While for finding miRNAs there is lot of attempts to approach the solution of Sankoff’s problem for simultaneous alignment and folding implemented in numerous software tools there are almost no attempts to consider simultaneous alignment and co-folding in the frame of comparative genomics. Co-folding is an integral part of our comparative approach.^52,53 More importantly, concentrations of miRNAs, mRNA and proteins can be easily included too. This is very important for modeling the saturation of binding and competition on binding sites, and the extension of this approach is the focus of current research.

Concluding remarks

With almost 2000⁴⁷ reported miRNAs in human, and about 10 000 candidate genes, the network of interactions is extremely complex. Moreover, details about local concentrations and competitions among miRNAs in living cell are missing. Despite the advances in the recent years the mechanistic details of the function of miRNAs in repressing protein synthesis are still poorly understood^70–72 and this reflects on quality of computational predictions. Thus, the degree of overlap between their lists of predicted targets is very poor and sometimes null.⁷³

To improve computational miRNA target recognition approaches we need a deeper quantitative understanding of the miRNA-induced response and network regulation. The major problem with computational approaches is that it is difficult to predict, without sequencing data, when and in what type of cells a potential genomic hairpin will be expressed as RNA, and be available for processing.

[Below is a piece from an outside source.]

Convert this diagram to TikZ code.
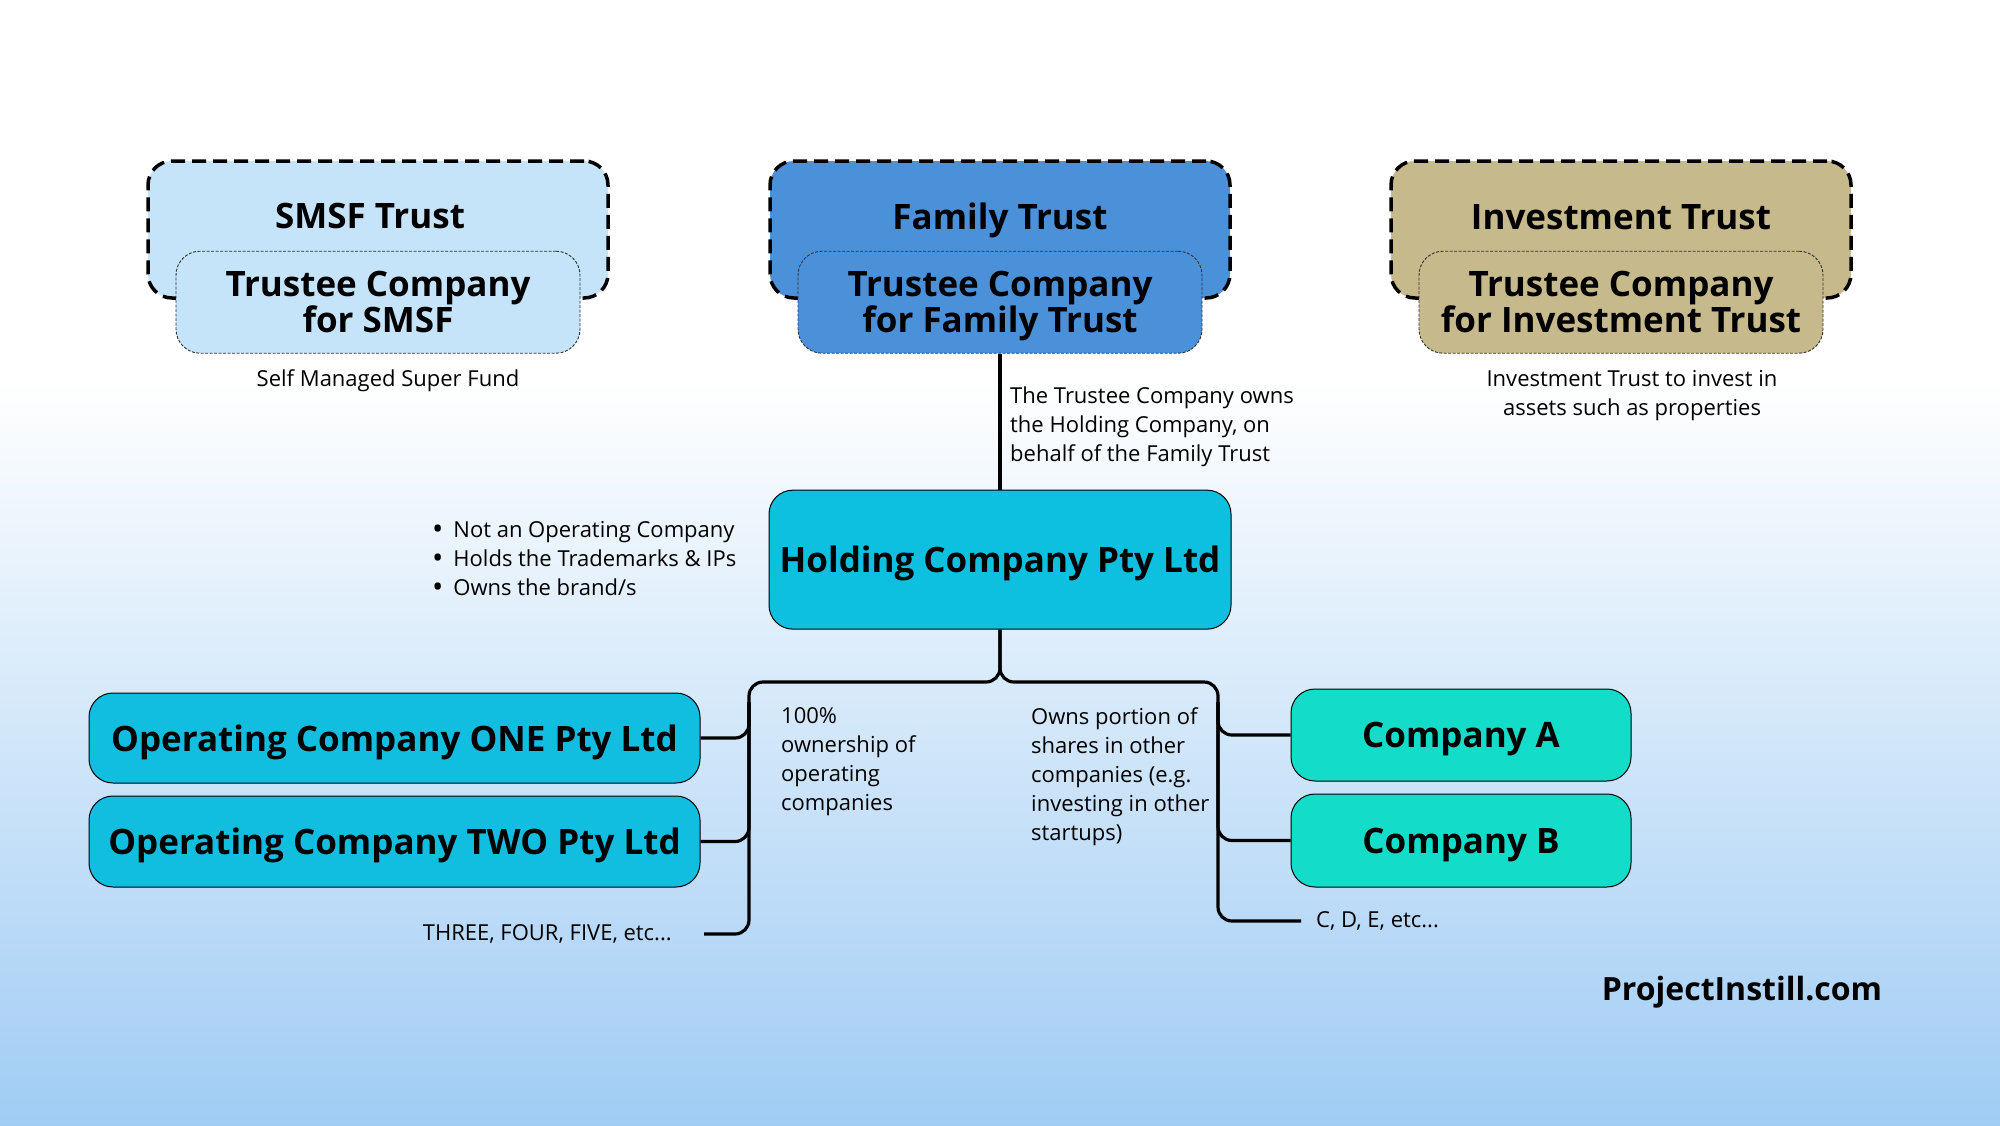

This problem is address by the new technology RNA-seq.⁷⁴ This technology enables not only the assessment of the expression level for a given miRNA loci, but also determines the exact mature sequence for that miRNA loci with a single base-pair resolution. This makes it possible to distinguish between miRNAs that share the same set of targets, but which can have small differences in their mature sequence.⁷⁵

Based on RNA-seq It has been found also that:⁷⁶

mRNAs are in general expressed at higher levels prior to miRNA expression
mRNAs not expressed in the same tissue as the miRNA tend to have more non conserved target sites
mRNAs with conserved targets are expressed in the tissue in which the miRNA is expressed, but at a lower level than compared to adjacent tissue
mRNAs expressed in the same tissue as an miRNA tend to avoid having target sites for that miRNA
Housekeeping genes have shorter UTRs and fewer target sites than other mRNAs, probably to avoid targeting by miRNAs

Some kinetic factors should be taken in consideration too. Such factors are transcription and turnover rate for RNA and protein molecules.⁷⁷ Thus, the half-life of different proteins can vary from minutes to days whereas the degradation rate of mRNA would fall within 2-7hrs. Also, the rate of mRNA transcription is lower compared to protein translation in mammalian cells - 2 mRNAs transcribed per hour versus dozens of proteins per mRNA per hour.

Kinetic factors are important for cells which need to carry out a given function within a limited space of time. For such cells it is easier to find a direct correlation between the mRNA and protein levels than in less active cells. Therefore, when the aim is to find what genes are regulated by a given miRNA and how this explain a certain cell type function target predictions are necessary to guide target discovery. Moreover, connecting miRNA and their mRNA target genes to different biological response and functional pathways provides a unique opportunity to decipher the evolutionary forces involved in shaping miRNA network regulatory potentials.